Let me continue my story of this vigil by telling how the time passed:
The first hour really was arriving, preparations (including learning some songs), and getting settled. Shortly after midnight we all (except mum) exited the building, and the lights were turned off. Outside a fire had been prepared and there was a short liturgy involving prayers and the lighting of the main candle, and then each of us with candles lit entered the darkened church, playing on and enacting the obvious symbolism of the gospels, especially John. The next two or three hours were given over to Scripture and worship. Nine readings in three sets of three were read, seven from the Old Testament, one from Paul, and one from Matthew’s gospels. Each reading was introduced with a short orientation and admonition, read, and then a song of worship was sung, the song itself echoing or extending the theme of the reading.
The readings included:
- Genesis 1 – Creation
- Genesis 22 – The Testing of Abraham
- Exodus 14 – The Crossing of the Red Sea
- Isaiah 54 – The Covenant Love of God
- Isaiah 55 – A Call to Repentance and Life
- Ezekiel 36 – A New Heart
- Romans 6 – Baptism
- Matthew 28 – Jesus’ Resurrection (the gospel, read by a priest)
There was obviously one other reading but I cannot remember it now.
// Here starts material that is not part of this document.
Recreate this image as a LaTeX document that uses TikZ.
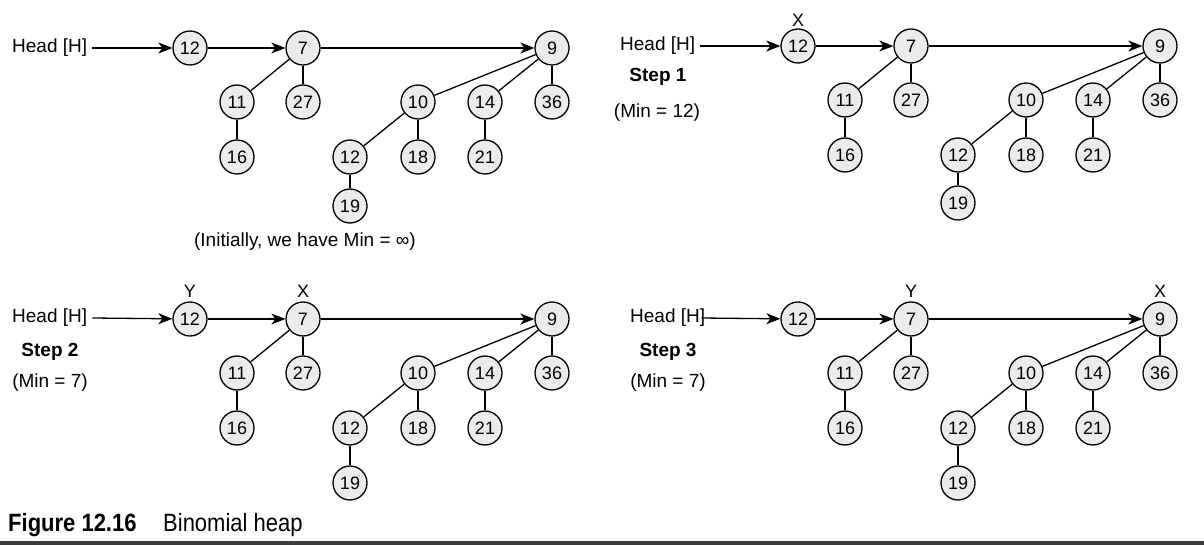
\documentclass[tikz,border=0pt]{standalone}
\usepackage{graphicx}
\usepackage{fontspec}
\setmainfont{Liberation Sans}
\usetikzlibrary{arrows.meta}
\definecolor{nodefill}{RGB}{235,235,235}
\definecolor{rulegray}{RGB}{60,60,60}
\tikzset{
  hnode/.style={circle, draw, fill=nodefill, line width=1.3pt, minimum size=34pt,
    inner sep=0pt, font=\fontsize{18}{20}\selectfont},
  link/.style={line width=1.3pt},
  ptr/.style={line width=1.3pt, -{Stealth[length=14pt,width=11pt,inset=4pt]}},
  lbl/.style={font=\fontsize{19}{22}\selectfont, inner sep=0pt},
  steplbl/.style={font=\fontsize{19}{22}\selectfont\bfseries, inner sep=0pt},
  marklbl/.style={font=\fontsize{18}{21}\selectfont, inner sep=0pt},
  figlbl/.style={font=\fontsize{25}{28}\selectfont, inner sep=0pt, anchor=base west},
}
% One binomial heap: #1 name prefix, (#2,#3) position of the first root,
% #4 vertical distance from node 12 to its child 19
\newcommand\heaptree[4]{%
  \begin{scope}[shift={(#2,#3)}]
    \node[hnode] (#1-r12) at (0,0)   {12};
    \node[hnode] (#1-r7)  at (113,0) {7};
    \node[hnode] (#1-r9)  at (362,0) {9};
    \node[hnode] (#1-n11) at (47,54)  {11};
    \node[hnode] (#1-n27) at (113,54) {27};
    \node[hnode] (#1-n16) at (47,109) {16};
    \node[hnode] (#1-n10) at (228,54) {10};
    \node[hnode] (#1-n14) at (295,54) {14};
    \node[hnode] (#1-n36) at (362,54) {36};
    \node[hnode] (#1-n12) at (160,109) {12};
    \node[hnode] (#1-n18) at (228,109) {18};
    \node[hnode] (#1-n21) at (295,109) {21};
    \node[hnode] (#1-n19) at (160,109+#4) {19};
    % root list
    \draw[ptr] (#1-r12) -- (#1-r7);
    \draw[ptr] (#1-r7) -- (#1-r9);
    % children
    \draw[link] (#1-r7) -- (#1-n11);
    \draw[link] (#1-r7) -- (#1-n27);
    \draw[link] (#1-n11) -- (#1-n16);
    \draw[link] (#1-r9) -- (#1-n10);
    \draw[link] (#1-r9) -- (#1-n14);
    \draw[link] (#1-r9) -- (#1-n36);
    \draw[link] (#1-n10) -- (#1-n12);
    \draw[link] (#1-n10) -- (#1-n18);
    \draw[link] (#1-n14) -- (#1-n21);
    \draw[link] (#1-n12) -- (#1-n19);
  \end{scope}}

\begin{document}
\begin{tikzpicture}[x=1pt, y=-1pt]
  \useasboundingbox (0,0) rectangle (1204,545);

  % initial heap
  \heaptree{a}{190}{48}{49}
  \node[lbl, anchor=west] (a-head) at (12,48) {Head [H]};
  \coordinate (a-start) at ([xshift=5pt]a-head.east);
  \draw[ptr] (a-start) -- (a-r12);
  \node[lbl] (a-note) at (305,242) {(Initially, we have Min = ∞)};

  % step 1
  \heaptree{b}{798}{46}{48}
  \node[lbl, anchor=west] (b-head) at (620,46) {Head [H]};
  \coordinate (b-start) at ([xshift=5pt]b-head.east);
  \draw[ptr] (b-start) -- (b-r12);
  \node[marklbl] (b-x) at ([yshift=26pt]b-r12.center) {X};
  \node[steplbl] (b-step) at (658,77) {Step 1};
  \node[lbl] (b-min) at (657,113) {(Min = 12)};

  % step 2
  \heaptree{c}{190}{319}{55}
  \node[lbl, anchor=west] (c-head) at (12,318) {Head [H]};
  \coordinate (c-start) at ([xshift=5pt]c-head.east);
  \draw[ptr] (c-start) -- (c-r12);
  \node[marklbl] (c-y) at ([yshift=28pt]c-r12.center) {Y};
  \node[marklbl] (c-x) at ([yshift=28pt]c-r7.center) {X};
  \node[steplbl] (c-step) at (50,352) {Step 2};
  \node[lbl] (c-min) at (50,383) {(Min = 7)};

  % step 3
  \heaptree{d}{798}{319}{55}
  \node[lbl, anchor=west] (d-head) at (630,318) {Head [H]};
  \coordinate (d-start) at ([xshift=-4pt]d-head.east);
  \draw[ptr] (d-start) -- (d-r12);
  \node[marklbl] (d-y) at ([yshift=28pt]d-r7.center) {Y};
  \node[marklbl] (d-x) at ([yshift=28pt]d-r9.center) {X};
  \node[steplbl] (d-step) at (668,352) {Step 3};
  \node[lbl] (d-min) at (668,383) {(Min = 7)};

  % figure caption and rule
  \node[figlbl] (fig-num) at (8,531) {\scalebox{0.88}[1]{\bfseries Figure 12.16}};
  \node[figlbl] (fig-title) at (163,531) {\scalebox{0.88}[1]{Binomial heap}};
  \fill[rulegray] (0,541) rectangle (1204,545);
\end{tikzpicture}
\end{document}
After the first set of three, participants were invited to “resonate.” This is to offer one’s own reflection on the readings, with a particular focus on how it is speaking to oneself. After the second set of three, children present had opportunity to ask their parents “tough questions” about faith. Some of the questions really were tough and put the parents on the spot! They answered well. The third set offered another opportunity to resonate.
Then one of the priests offered a short and encouraging homily. Two babies were baptised with the full liturgy of corporate prayer and response, the dipping (three times) of the naked babies in the font, including full submersion on the third dip, the anointing of the babies with oil, and their clothing in white, and the “splashing” of the whole congregation with the baptismal water in an act of baptismal renewal. There was evident joy in the congregation during this liturgy and bapism, including what appeared to me to be outbursts of spontaneous praise. It possibly was not spontaneous, but a practice cultivated in the community expressing their exuberance at “two new Christians tonight” as I heard one woman saying excitedly to another after it was all over.
Finally, the Eucharistic liturgy was enacted (sung, as was the gospel “reading”) by the priests, with communion in both kinds being offered to all in the congregation, sometimes several times (to drink “all of it”?). The kiss of peace with much mutual affection was given all round, and the celebration finished with the chairs all pushed back, and a kind of folk dancing with lots of movement, joy and laughter.
Early in the evening one of the younger women who has been a good friend to mum came up and said to her, “You are a hero!” I think she was referring to mum coming to stay all night to worship God, and wait on his Word. Another woman said to me, “You have the most beautiful mum.” Both women were right: I have the most beautiful mum, and she is somewhat of a hero. She has been walking faithfully with Christ for many years now, faithful in sometimes the most difficult of circumstances, faithful especially in her prayer, her consideration of others and her witness. It was mum who continually witnessed to and prayed for me, and her life and devotion continues to inspire.
After the dancing many would go on to have breakfast together as the light of Easter day broke. These, however, had been enlightened already. I took mum home, and then headed home myself, tired enough to miss the freeway exit! I missed church at my own church that day—which Monica tells me was a wonderful service.
But actually, I didn’t miss church at all.